Task prompt>
Within the listing below, locate all lines containing the word "this". Copy each one.
===============
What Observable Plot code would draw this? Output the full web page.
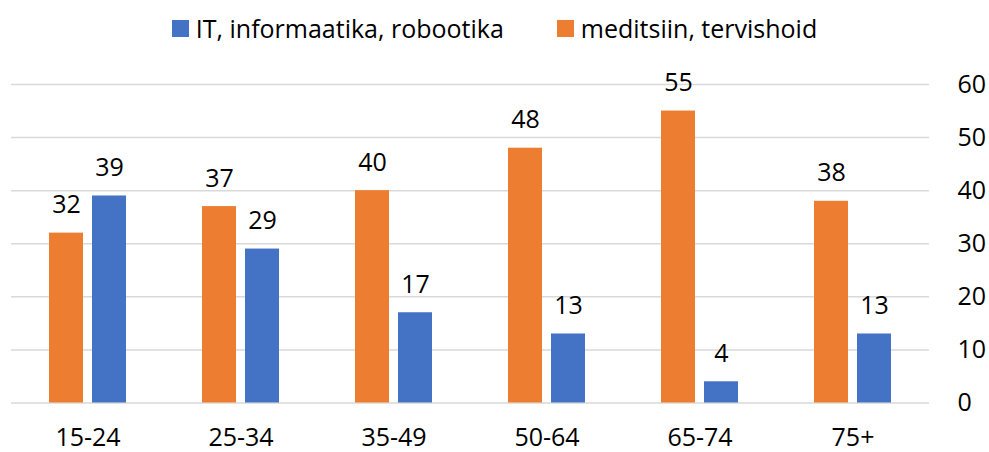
<!DOCTYPE html>
<html><head><meta charset="utf-8">
<script src="https://cdn.jsdelivr.net/npm/d3@7"></script>
<script src="https://cdn.jsdelivr.net/npm/@observablehq/plot@0.6"></script>
<style>
body{margin:0;background:#fff;font-family:"Open Sans",sans-serif;color:#000;}
#legend{height:40px;display:flex;justify-content:center;align-items:center;padding-left:0px;padding-top:16px;box-sizing:border-box;font-size:25px;line-height:1;}
.item{display:flex;align-items:center;}
.item + .item{margin-left:53px;}
.sw{width:17px;height:17px;margin-right:7px;}
#chart svg{display:block;}
</style></head><body>
<div id="legend"></div><div id="chart"></div>
<script>
const ageGroups = ["15-24","25-34","35-49","50-64","65-74","75+"];
const seriesNames = ["IT, informaatika, robootika","meditsiin, tervishoid"];
const itValues = [39,29,17,13,4,13];
const medValues = [32,37,40,48,55,38];
const seriesColors = ["#4472C4","#ED7D31"];
const yTicks = [0,10,20,30,40,50,60];

const rows = ageGroups.flatMap((g,i)=>[
  {group:g, series:seriesNames[1], value:medValues[i]},
  {group:g, series:seriesNames[0], value:itValues[i]}
]);

const legend = document.getElementById("legend");
seriesNames.forEach((name,i)=>{
  const it = document.createElement("div"); it.className="item";
  const sw = document.createElement("div"); sw.className="sw"; sw.style.background=seriesColors[i];
  const tx = document.createElement("span"); tx.textContent=name;
  it.appendChild(sw); it.appendChild(tx); legend.appendChild(it);
});

const chart = Plot.plot({
  width: 989, height: 412,
  marginLeft: 11, marginRight: 60, marginTop: 44, marginBottom: 49.5,
  style: {fontFamily: "Open Sans", fontSize: "25px", color: "#000", background: "#fff"},
  fx: {domain: ageGroups, padding: 0, label: null, axis: "bottom", tickSize: 0, tickPadding: 25},
  x: {domain: [seriesNames[1], seriesNames[0]], paddingInner: 0.211, paddingOuter: 0.864, axis: null},
  y: {domain: [0,60], ticks: yTicks, axis: "right", tickSize: 0, tickPadding: 28, label: null},
  color: {domain: seriesNames, range: seriesColors},
  marks: [
    Plot.ruleY(yTicks, {stroke: "#d9d9d9", strokeWidth: 1.5}),
    Plot.barY(rows, {fx: "group", x: "series", y: "value", fill: "series"}),
    Plot.text(rows, {fx: "group", x: "series", y: "value", text: d => String(d.value), dy: -28, fill: "#000"})
  ]
});
document.getElementById("chart").appendChild(chart);
</script>
</body></html>
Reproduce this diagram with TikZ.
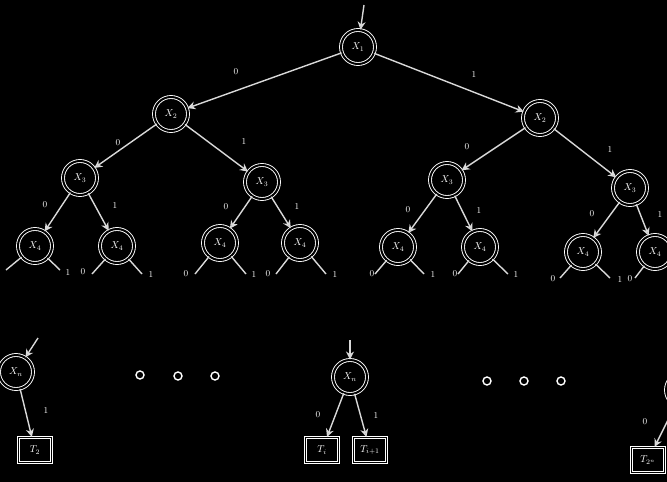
\documentclass[tikz,border=0pt]{standalone}
\usetikzlibrary{arrows.meta}
\begin{document}
\begin{tikzpicture}[x=1pt,y=-1pt,
  var/.style={circle,draw=white,double=black,double distance=2pt,line width=0.9pt,minimum size=34pt,inner sep=0pt,text=white,font=\normalsize},
  termbox/.style={shape=rectangle,draw=white,double=black,double distance=1.6pt,line width=1.1pt,minimum width=33pt,minimum height=25pt,inner sep=1pt,text=white,font=\normalsize},
  edge/.style={draw=white!85!black,line width=1.4pt,-{Stealth[open,length=8pt,width=8pt]}},
  leafedge/.style={draw=white!85!black,line width=1.4pt},
  lab/.style={text=white,font=\small,inner sep=1pt},
  dot/.style={circle,draw=white,line width=1.4pt,minimum size=8pt,inner sep=0pt}]
\fill[black] (0,0) rectangle (667,482);
\useasboundingbox (0,0) rectangle (667,482);
% root
\coordinate (in0) at (364,5);
\node[var] (r) at (358,47) {$X_1$};
\draw[edge] (in0) -- (r);
% level 2
\node[var] (a) at (171,114) {$X_2$};
\node[var] (b) at (540,118) {$X_2$};
\draw[edge] (r) -- (a); \draw[edge] (r) -- (b);
\node[lab] (la) at (236,72) {0};
\node[lab] (lb) at (474,75) {1};
% level 3
\node[var] (aa) at (80,178) {$X_3$};
\node[var] (ab) at (262,182) {$X_3$};
\node[var] (ba) at (447,180) {$X_3$};
\node[var] (bb) at (630,188) {$X_3$};
\draw[edge] (a) -- (aa); \draw[edge] (a) -- (ab);
\draw[edge] (b) -- (ba); \draw[edge] (b) -- (bb);
\node[lab] (laa) at (118,143) {0};
\node[lab] (lab1) at (244,142) {1};
\node[lab] (lba) at (467,147) {0};
\node[lab] (lbb) at (610,150) {1};
% level 4
\node[var] (n1) at (35,246) {$X_4$};
\node[var] (n2) at (117,246) {$X_4$};
\node[var] (n3) at (220,243) {$X_4$};
\node[var] (n4) at (300,243) {$X_4$};
\node[var] (n5) at (398,247) {$X_4$};
\node[var] (n6) at (480,247) {$X_4$};
\node[var] (n7) at (583,252) {$X_4$};
\node[var] (n8) at (655,252) {$X_4$};
\draw[edge] (aa) -- (n1); \draw[edge] (aa) -- (n2);
\draw[edge] (ab) -- (n3); \draw[edge] (ab) -- (n4);
\draw[edge] (ba) -- (n5); \draw[edge] (ba) -- (n6);
\draw[edge] (bb) -- (n7); \draw[edge] (bb) -- (n8);
\node[lab] (l1) at (45,205) {0};
\node[lab] (l2) at (115,205) {1};
\node[lab] (l3) at (226,207) {0};
\node[lab] (l4) at (297,207) {1};
\node[lab] (l5) at (408,210) {0};
\node[lab] (l6) at (479,211) {1};
\node[lab] (l7) at (592,214) {0};
\node[lab] (l8) at (660,214) {1};
% level 4 outgoing
\foreach \n/\lx/\rx/\yy in {n1/6/60/270, n2/92/142/274, n3/195/246/274, n4/276/326/274, n5/375/424/274, n6/458/508/274, n7/560/610/278, n8/635/685/278}{
  \coordinate (\n L) at (\lx,\yy);
  \coordinate (\n R) at (\rx,\yy);
  \draw[leafedge] (\n) -- (\n L);
  \draw[leafedge] (\n) -- (\n R);
}
\node[lab] (e1r) at (68,272) {1};
\node[lab] (e2l) at (83,272) {0};
\node[lab] (e2r) at (151,274) {1};
\node[lab] (e3l) at (186,274) {0};
\node[lab] (e3r) at (254,274) {1};
\node[lab] (e4l) at (268,274) {0};
\node[lab] (e4r) at (335,274) {1};
\node[lab] (e5l) at (372,274) {0};
\node[lab] (e5r) at (433,274) {1};
\node[lab] (e6l) at (455,274) {0};
\node[lab] (e6r) at (516,274) {1};
\node[lab] (e7l) at (553,279) {0};
\node[lab] (e7r) at (620,279) {1};
\node[lab] (e8l) at (630,279) {0};
% dots
\foreach \i/\x/\y in {1/140/375, 2/178/376, 3/215/376, 4/487/381, 5/524/381, 6/561/381}{
  \node[dot] (d\i) at (\x,\y) {};
}
% bottom left
\coordinate (in1) at (38,338);
\node[var] (xl) at (16,372) {$X_n$};
\draw[edge] (in1) -- (xl);
\node[termbox] (t2) at (35,450) {$T_2$};
\draw[edge] (xl) -- (t2);
\node[lab] (lt2) at (46,410) {1};
% bottom middle
\coordinate (in2) at (350,340);
\node[var] (xm) at (350,377) {$X_n$};
\draw[edge] (in2) -- (xm);
\node[termbox] (ti) at (322,450) {$T_i$};
\node[termbox] (ti1) at (370,450) {$T_{i+1}$};
\draw[edge] (xm) -- (ti);
\draw[edge] (xm) -- (ti1);
\node[lab] (lti) at (318,415) {0};
\node[lab] (lti1) at (376,415) {1};
% bottom right
\node[var] (xr) at (683,390) {};
\node[termbox] (tn) at (648,460) {$T_{2^n}$};
\draw[edge] (xr) -- (tn);
\node[lab] (ltn) at (645,422) {0};
\end{tikzpicture}
\end{document}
===============
Result>
What Observable Plot code would draw this? Output the full web page.
Reproduce this diagram with TikZ.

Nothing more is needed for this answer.